The story angle that Prof Gilbert Bukenya’s political star has fallen is too tempting to resist. I toyed with it and nibbled it here and there but I can’t say Daily Monitor was as cautious.

It’s true the man’s political astuteness was worse than weak. He turned both on his bed and his word, to rejig a little a phrase popularised by Eriya Kategaya, who is yet to be reconfirmed as first deputy premier and East African Community Affairs minister or handed a new docket.

Kategaya, let’s mention in a slight digression, went against the saying he invoked and returned to work with his childhood bud Yoweri Museveni after accusing him of going against everything they’d believed in and fought for.
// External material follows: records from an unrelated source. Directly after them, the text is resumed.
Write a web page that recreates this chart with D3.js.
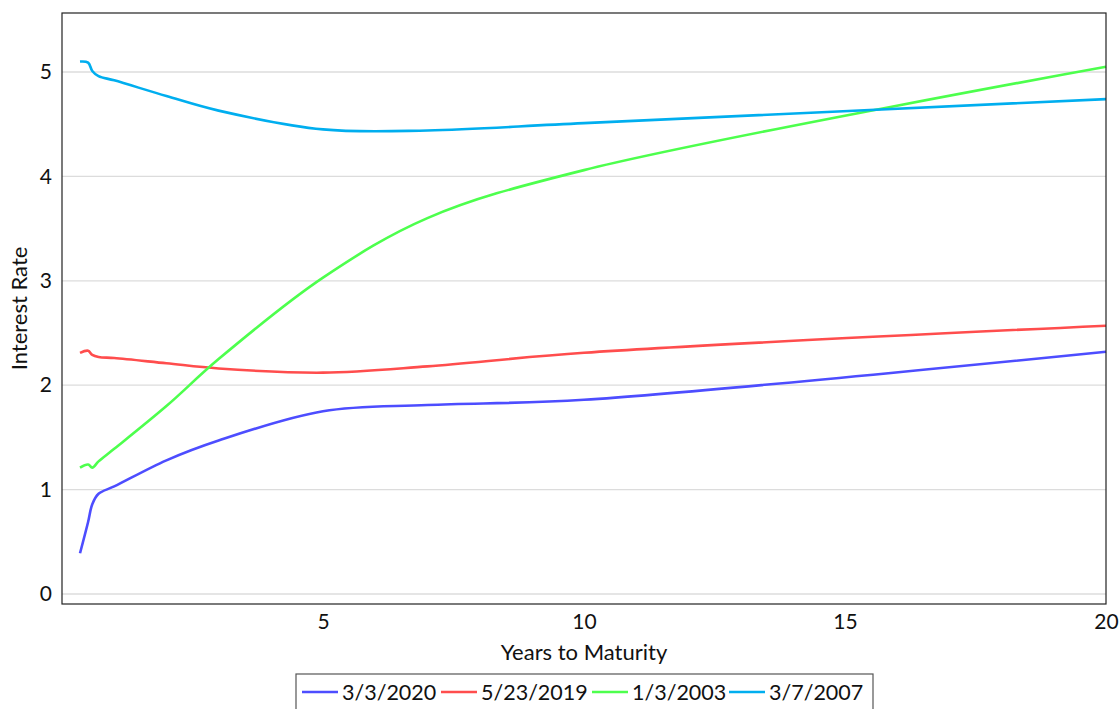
<!DOCTYPE html>
<html><head><meta charset="utf-8">
<script src="https://cdn.jsdelivr.net/npm/d3@7"></script>
<style>
body{margin:0;background:#fff;}
text{font-family:Lato,"Open Sans",sans-serif;fill:#111;}
</style></head>
<body><svg id="c" width="1120" height="709"></svg>
<script>
const maturities = [0.345, 0.5, 0.58, 0.7, 1, 2, 3, 5, 7, 10, 20];
const rates2020 = [0.39, 0.69, 0.86, 0.96, 1.03, 1.28, 1.47, 1.75, 1.81, 1.86, 2.32];
const rates2019 = [2.31, 2.33, 2.29, 2.27, 2.26, 2.21, 2.16, 2.12, 2.18, 2.31, 2.57];
const rates2003 = [1.21, 1.24, 1.21, 1.27, 1.39, 1.80, 2.25, 3.03, 3.60, 4.06, 5.05];
const rates2007 = [5.10, 5.09, 5.01, 4.96, 4.92, 4.77, 4.63, 4.45, 4.44, 4.51, 4.74];
const seriesNames = ["3/3/2020", "5/23/2019", "1/3/2003", "3/7/2007"];
const seriesColors = ["#4d4dff", "#ff4d4d", "#4dff4d", "#00aeef"];
const xTicks = [5, 10, 15, 20];
const yTicks = [0, 1, 2, 3, 4, 5];

const series = [rates2020, rates2019, rates2003, rates2007].map((v, i) => ({
  name: seriesNames[i], color: seriesColors[i],
  pts: maturities.map((m, j) => [m, v[j]])
}));

const svg = d3.select("#c");
const L = 62, R = 1106, T = 13, B = 604;
const x = d3.scaleLinear().domain([0, 20]).range([L, R]);
const y = d3.scaleLinear().domain([-0.096, 5.565]).range([B, T]);

// grid
svg.append("g").selectAll("line").data(yTicks).join("line")
  .attr("x1", L).attr("x2", R).attr("y1", d => y(d)).attr("y2", d => y(d))
  .attr("stroke", "#dcdcdc").attr("stroke-width", 1.3);

// lines
const line = d3.line().x(d => x(d[0])).y(d => y(d[1])).curve(d3.curveCatmullRom.alpha(0.5));
svg.append("g").selectAll("path").data(series).join("path")
  .attr("d", d => line(d.pts)).attr("fill", "none")
  .attr("stroke", d => d.color).attr("stroke-width", 2.6);

// frame
svg.append("rect").attr("x", L).attr("y", T).attr("width", R - L).attr("height", B - T)
  .attr("fill", "none").attr("stroke", "#222").attr("stroke-width", 1.2);

// axes (labels only)
const xa = svg.append("g").attr("transform", `translate(0,${B})`)
  .call(d3.axisBottom(x).tickValues(xTicks).tickFormat(d3.format("d")).tickSize(0).tickPadding(10));
const ya = svg.append("g").attr("transform", `translate(${L},0)`)
  .call(d3.axisLeft(y).tickValues(yTicks).tickFormat(d3.format("d")).tickSize(0).tickPadding(10));
[xa, ya].forEach(a => {
  a.select(".domain").remove();
  a.selectAll("text").style("font-family", "Lato, 'Open Sans', sans-serif").style("font-size", "21px").attr("fill", "#111");
});

svg.append("text").attr("x", (L + R) / 2).attr("y", 660).attr("text-anchor", "middle")
  .style("font-size", "22px").text("Years to Maturity");
svg.append("text").attr("transform", `translate(27,${(T + B) / 2}) rotate(-90)`)
  .attr("text-anchor", "middle").style("font-size", "22px").text("Interest Rate");

// legend
const lg = svg.append("g");
lg.append("rect").attr("x", 296).attr("y", 674).attr("width", 577).attr("height", 40)
  .attr("fill", "#fff").attr("stroke", "#555").attr("stroke-width", 1.2);
const lx = [302, 441, 592, 729];
series.forEach((s, i) => {
  lg.append("line").attr("x1", lx[i]).attr("x2", lx[i] + 36).attr("y1", 692).attr("y2", 692)
    .attr("stroke", s.color).attr("stroke-width", 2.6);
  lg.append("text").attr("x", lx[i] + 40).attr("y", 700).style("font-size", "21.5px").text(s.name);
});
</script></body></html>
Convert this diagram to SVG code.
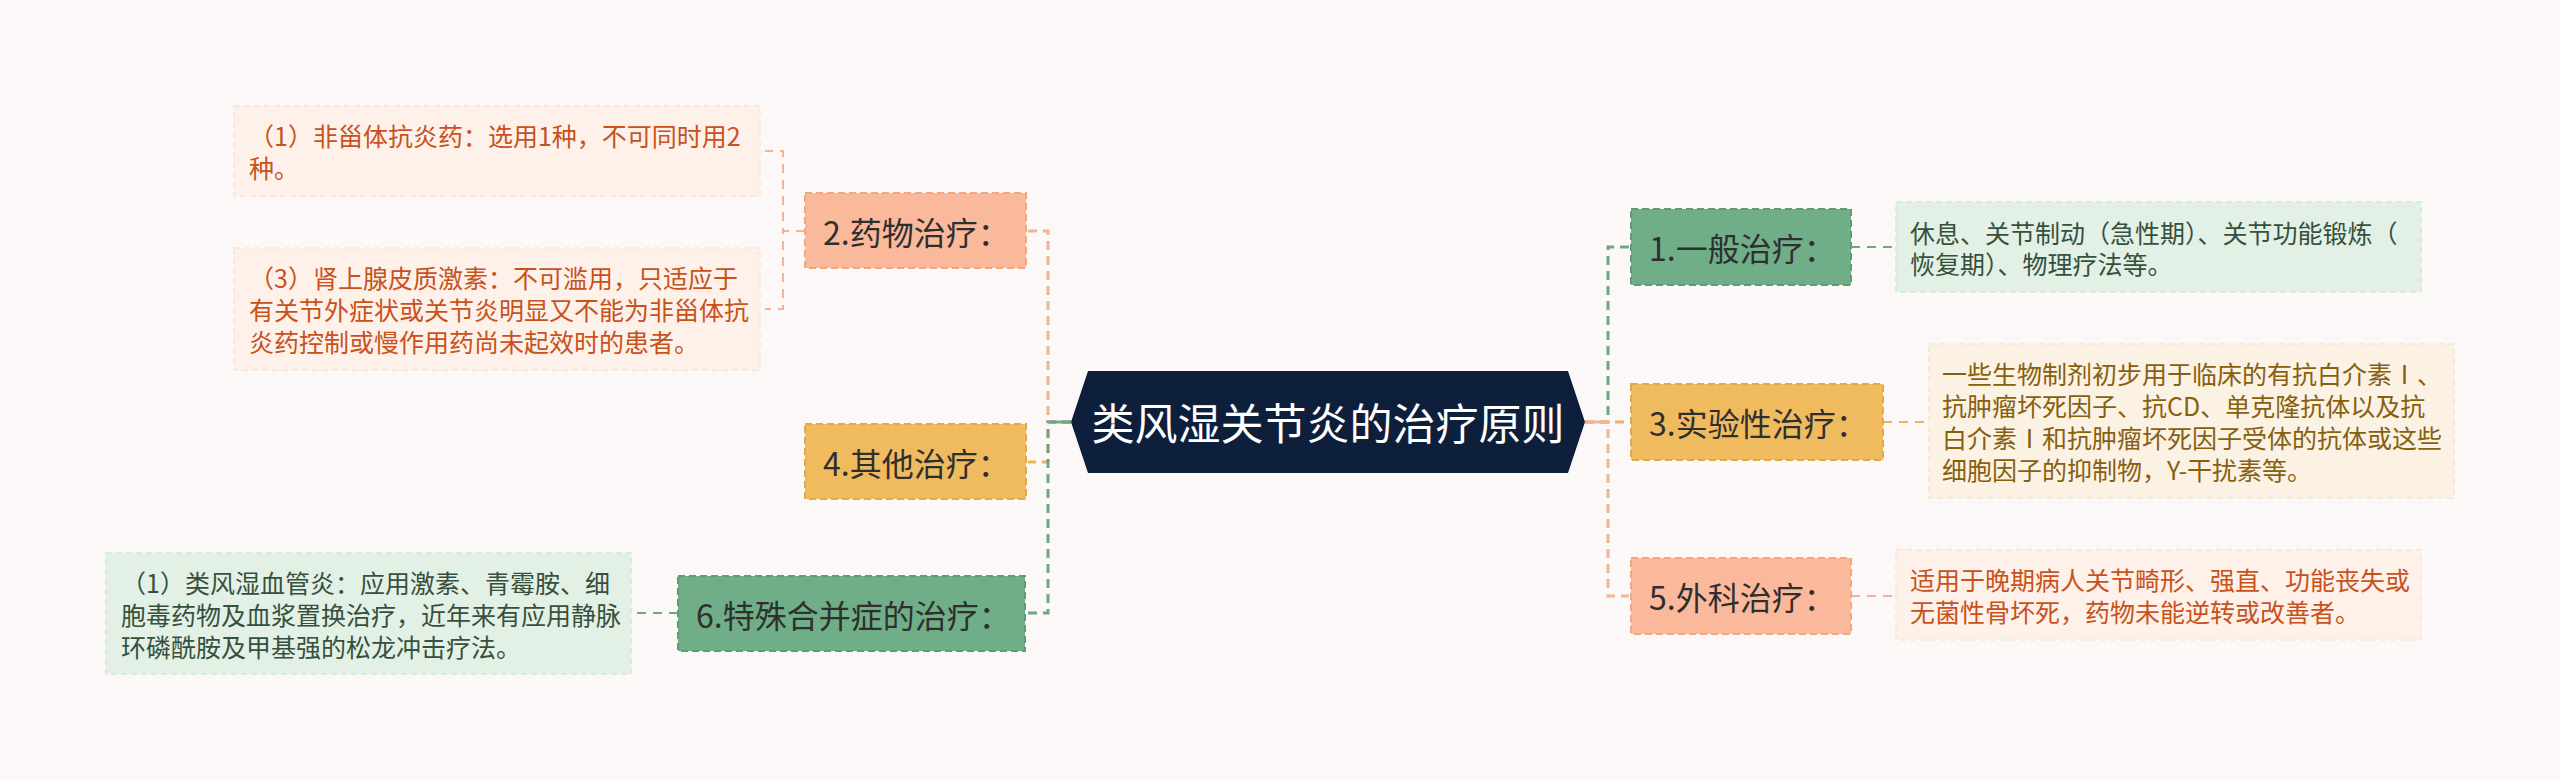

That said, one thing you cannot deny the man who nicknamed himself mahogany (after the hardwood) to scoff at the so-called cabal of mafia that, according to him, were working tirelessly to bring him down is that, somehow, he made it difficult for them to chop him down (in keeping to his self given moniker).

You can berate this professor of public health, a distinguished malariologist and pioneer of the wildly successful upland rice initiative all you want about his choice of tactics in keeping a step ahead of the “mafia” until you fully appreciate that politics is about survival, which has no specified prescription.

Had he, for instance, been dropped in, say, 2005 when he scuttled to Daily Monitor to raise his own alarm against whoever he thought was interested in felling him, then perhaps it would be fair to say the “mafia” set the man’s political and social misdemeanours against him and he toppled over.

Regardless of how crucial those were in influencing the appointing authority’s decision, it’s pretty clear than in his good time, and in the absence of the myriad scandals that have come to define Bukenya’s political career, he who made him VP decided to unmake him.

Lest we forget, Bukenya was never going to be VP for life. It is not a position he was born into so he couldn’t die in it. He could fight for it yes, which he did, but that’s all he could do. Ultimately, the last word belonged to the appointing authority.

What is true is Bukenya’s light has lost a bit of its shine, as is to be expected. However, he can easily reignite it. For one, he still has a healthy chance of remaining powerful if he seeks, and wins, the secretary general position in the NRM, which he tried for last year and lost to now newly appointed premier Amama Mbabazi.

With all his much touted mobilisation and organisational skills, who can tell what he’s capable of doing in that position? There’s a cautionary tale in the man’s middle name Balibaseka. As his life has demonstrated, the last laugh seems to exclusively belong to him.